■ Raw data ■
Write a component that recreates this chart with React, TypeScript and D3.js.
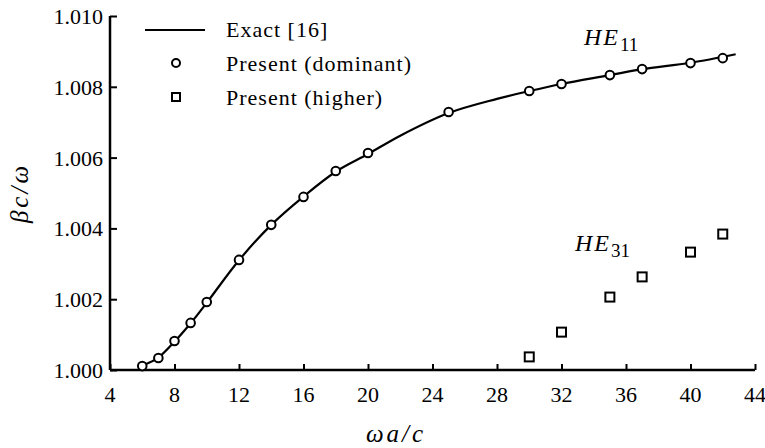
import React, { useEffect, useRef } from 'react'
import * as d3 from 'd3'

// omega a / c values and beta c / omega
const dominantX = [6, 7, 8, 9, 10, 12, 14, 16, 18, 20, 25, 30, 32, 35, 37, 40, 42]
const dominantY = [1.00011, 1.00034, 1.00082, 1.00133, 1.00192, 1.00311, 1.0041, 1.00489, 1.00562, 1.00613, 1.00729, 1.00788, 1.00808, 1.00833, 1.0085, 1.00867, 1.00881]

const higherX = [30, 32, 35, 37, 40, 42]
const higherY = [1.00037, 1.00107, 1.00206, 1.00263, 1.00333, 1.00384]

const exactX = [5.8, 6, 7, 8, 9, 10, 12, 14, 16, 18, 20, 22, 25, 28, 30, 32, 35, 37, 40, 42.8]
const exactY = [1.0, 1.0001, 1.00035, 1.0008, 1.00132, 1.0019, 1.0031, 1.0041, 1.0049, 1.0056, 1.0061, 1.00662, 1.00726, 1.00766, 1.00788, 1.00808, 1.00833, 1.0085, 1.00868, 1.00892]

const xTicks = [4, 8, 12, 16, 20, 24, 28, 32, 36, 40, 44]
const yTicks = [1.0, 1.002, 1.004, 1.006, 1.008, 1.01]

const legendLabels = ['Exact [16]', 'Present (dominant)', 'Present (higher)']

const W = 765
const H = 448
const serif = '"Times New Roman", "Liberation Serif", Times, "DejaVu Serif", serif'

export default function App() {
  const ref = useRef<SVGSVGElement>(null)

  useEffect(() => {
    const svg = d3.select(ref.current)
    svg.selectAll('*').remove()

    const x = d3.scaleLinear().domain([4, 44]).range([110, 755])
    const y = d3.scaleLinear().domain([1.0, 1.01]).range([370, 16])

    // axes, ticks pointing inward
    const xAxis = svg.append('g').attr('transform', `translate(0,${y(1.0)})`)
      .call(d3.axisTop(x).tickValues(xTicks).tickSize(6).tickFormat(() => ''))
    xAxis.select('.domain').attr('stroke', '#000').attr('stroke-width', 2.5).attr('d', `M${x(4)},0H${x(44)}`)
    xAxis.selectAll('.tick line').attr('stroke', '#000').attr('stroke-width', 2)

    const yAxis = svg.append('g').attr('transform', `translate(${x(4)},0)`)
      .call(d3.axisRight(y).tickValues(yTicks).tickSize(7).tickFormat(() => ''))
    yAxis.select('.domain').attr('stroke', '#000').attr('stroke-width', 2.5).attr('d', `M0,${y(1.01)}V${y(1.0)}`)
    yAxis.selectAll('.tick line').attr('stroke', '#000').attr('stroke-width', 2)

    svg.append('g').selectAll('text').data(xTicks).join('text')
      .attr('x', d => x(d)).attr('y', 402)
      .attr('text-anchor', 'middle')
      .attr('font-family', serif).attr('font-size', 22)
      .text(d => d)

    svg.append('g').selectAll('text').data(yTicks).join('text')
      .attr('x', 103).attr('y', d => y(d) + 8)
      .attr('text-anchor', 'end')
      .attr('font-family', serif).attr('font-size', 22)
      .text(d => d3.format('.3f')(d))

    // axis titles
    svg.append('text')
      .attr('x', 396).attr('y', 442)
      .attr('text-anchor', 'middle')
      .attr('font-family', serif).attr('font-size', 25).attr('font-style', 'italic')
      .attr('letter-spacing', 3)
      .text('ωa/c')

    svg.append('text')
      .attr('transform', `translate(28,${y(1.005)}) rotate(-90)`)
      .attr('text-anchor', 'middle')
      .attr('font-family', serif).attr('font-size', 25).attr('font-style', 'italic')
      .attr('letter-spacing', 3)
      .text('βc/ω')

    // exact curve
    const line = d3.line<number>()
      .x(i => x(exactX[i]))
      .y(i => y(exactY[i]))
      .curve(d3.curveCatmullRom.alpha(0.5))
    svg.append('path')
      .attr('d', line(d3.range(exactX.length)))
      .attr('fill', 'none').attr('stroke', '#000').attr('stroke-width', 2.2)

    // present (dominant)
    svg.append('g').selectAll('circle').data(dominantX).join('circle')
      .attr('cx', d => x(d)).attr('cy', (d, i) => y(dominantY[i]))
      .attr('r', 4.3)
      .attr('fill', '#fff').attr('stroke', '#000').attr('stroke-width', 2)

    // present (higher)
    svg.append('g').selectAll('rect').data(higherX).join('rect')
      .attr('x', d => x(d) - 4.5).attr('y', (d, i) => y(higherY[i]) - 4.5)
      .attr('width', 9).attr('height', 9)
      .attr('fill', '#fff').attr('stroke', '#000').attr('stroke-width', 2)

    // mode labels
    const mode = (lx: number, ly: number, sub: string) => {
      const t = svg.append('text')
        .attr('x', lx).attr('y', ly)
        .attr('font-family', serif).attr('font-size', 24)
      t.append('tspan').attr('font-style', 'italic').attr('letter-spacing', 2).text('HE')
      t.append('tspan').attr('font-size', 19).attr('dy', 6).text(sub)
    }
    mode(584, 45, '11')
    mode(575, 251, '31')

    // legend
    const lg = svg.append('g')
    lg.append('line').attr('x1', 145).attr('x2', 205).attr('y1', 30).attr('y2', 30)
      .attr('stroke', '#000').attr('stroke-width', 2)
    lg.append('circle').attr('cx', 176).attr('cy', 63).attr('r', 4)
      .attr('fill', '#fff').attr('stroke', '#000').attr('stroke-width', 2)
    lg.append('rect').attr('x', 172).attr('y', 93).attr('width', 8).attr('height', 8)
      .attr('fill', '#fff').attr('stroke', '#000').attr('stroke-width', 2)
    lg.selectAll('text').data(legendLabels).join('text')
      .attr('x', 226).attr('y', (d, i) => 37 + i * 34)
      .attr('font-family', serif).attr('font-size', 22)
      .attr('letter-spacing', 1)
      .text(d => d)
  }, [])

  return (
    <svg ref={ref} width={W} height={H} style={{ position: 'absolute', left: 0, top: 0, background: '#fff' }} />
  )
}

■ Goal of the exercise ■
Repeat the listing above up to and including the line with "const ref = useRef<SVGSVGElement>(null)", starting from its first line. Drop any pictures.

■ The solution ■
Write a component that recreates this chart with React, TypeScript and D3.js.
import React, { useEffect, useRef } from 'react'
import * as d3 from 'd3'

// omega a / c values and beta c / omega
const dominantX = [6, 7, 8, 9, 10, 12, 14, 16, 18, 20, 25, 30, 32, 35, 37, 40, 42]
const dominantY = [1.00011, 1.00034, 1.00082, 1.00133, 1.00192, 1.00311, 1.0041, 1.00489, 1.00562, 1.00613, 1.00729, 1.00788, 1.00808, 1.00833, 1.0085, 1.00867, 1.00881]

const higherX = [30, 32, 35, 37, 40, 42]
const higherY = [1.00037, 1.00107, 1.00206, 1.00263, 1.00333, 1.00384]

const exactX = [5.8, 6, 7, 8, 9, 10, 12, 14, 16, 18, 20, 22, 25, 28, 30, 32, 35, 37, 40, 42.8]
const exactY = [1.0, 1.0001, 1.00035, 1.0008, 1.00132, 1.0019, 1.0031, 1.0041, 1.0049, 1.0056, 1.0061, 1.00662, 1.00726, 1.00766, 1.00788, 1.00808, 1.00833, 1.0085, 1.00868, 1.00892]

const xTicks = [4, 8, 12, 16, 20, 24, 28, 32, 36, 40, 44]
const yTicks = [1.0, 1.002, 1.004, 1.006, 1.008, 1.01]

const legendLabels = ['Exact [16]', 'Present (dominant)', 'Present (higher)']

const W = 765
const H = 448
const serif = '"Times New Roman", "Liberation Serif", Times, "DejaVu Serif", serif'

export default function App() {
  const ref = useRef<SVGSVGElement>(null)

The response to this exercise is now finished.